Are there any constants in speaker wire designs?


I've been looking at different speaker wires and the different designs and am wondering if anyone has listened to enough different speaker wires to know if there are any constants. Is there any "signature" sound that goes with similar designs? For example, does a four or eight wire braided (think Kimbel) have a particular sound quality compared to a basic two strand wire?

It seems that there should be some similarities amoung cables of similar design. The number of strands, braided vs. straight, gage, etc...

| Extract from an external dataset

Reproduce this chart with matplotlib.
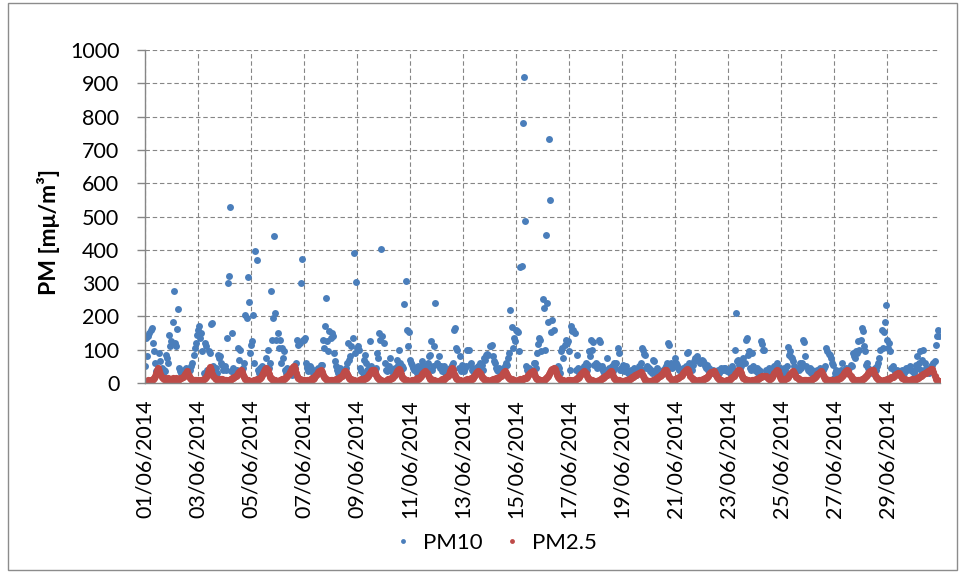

If there wasn't some truth to this it would mean that speaker wire designs are just random configurations.

Any thoughts?
mceljo
Kij,
That's the way I've been leaning. RLC is a pretty gross description. Doing RLC measures at frequency than doing some kind of complex 3d charting....Maybe some derivation of a Smith Chart may eventually show a pattern worthy of some conclusion. But perhaps only after sufficient data is collected.
Just talkin' out loud, here.
Magfan,

Yes, RLC is just gross description. There might be even variables that we don't know yet. They claimed in 70's that new SS amps have to sound better than tube amps because they have wider bandwidth and much lower THD and IMD. They just didn't know about transient intermodulation (TIM) that was discovered in 70's. I know that wire is just a wire but shielding for instance (as I mentioned before) can be extremely complicated.

Mjordans,

I had a few AQ ICs and can say that Viper has better low frequency extension that Ruby. I cannot imagine how RLC can be used to describe this. Not likely placebo effect since I could tell easily which cable was installed and did not read any opinions/reviews. In addition there are many IC cables reviews where they mention bass extension. Midbass was about the same but Viper had better bass definition. How we can posssibly explain tighter bass in RLC? Capacitance or inductance values are completely irrelevant at these frequencies. My current IC has about 7pF/30nH - not significant at any audio frequency. What makes this cable to sound different from other cables of similar, not significant RLC. Shielding with non-magnetic shield works against EMI, as I described before, because of skin effect. But this is only if cable is very symmetrical (equivalent field inside is zero) and only at higher frequencies. There will be some frequencies at which skin depth will be too deep to contain induced interference to shield alone while cable will be long enough to be some antenna. Antenna works effectively at 1/4 wavelength and stops working perhaps below 1/10 but there will be still some pickup even at shorter cables. Single MHz frequencies can perhaps do that (bypass the shielding and be induced). Maybe they tend to do something to modulate output driver and that's why cables might be so system dependent.
I think that one explainable technical factor, which seems to be rarely discussed and rarely specified but could account for some subjectively perceived differences between unbalanced interconnect cables, is the resistance of the shield (or other return conductor).

Although there may be others, as far as I am aware Kimber is the only manufacturer providing information relating to that specification, and even in their case it is not an explicit specification. Their specs include "loop resistance," which presumably encompasses the round-trip resistance of both the center conductor and the shield, for a given length of cable.

Low shield resistance would minimize potential differences between component chassis, thereby reducing extraneous ground loop related inter-chassis currents, including those at 60Hz and 120 Hz hum frequencies, and also at much higher noise frequencies.

With unbalanced interfaces, those currents cannot be distinguished by the receiving component from signal currents, and conceivably could intermodulate with the audio to produce all kinds of unpredictable (and system-dependent!) sonic effects.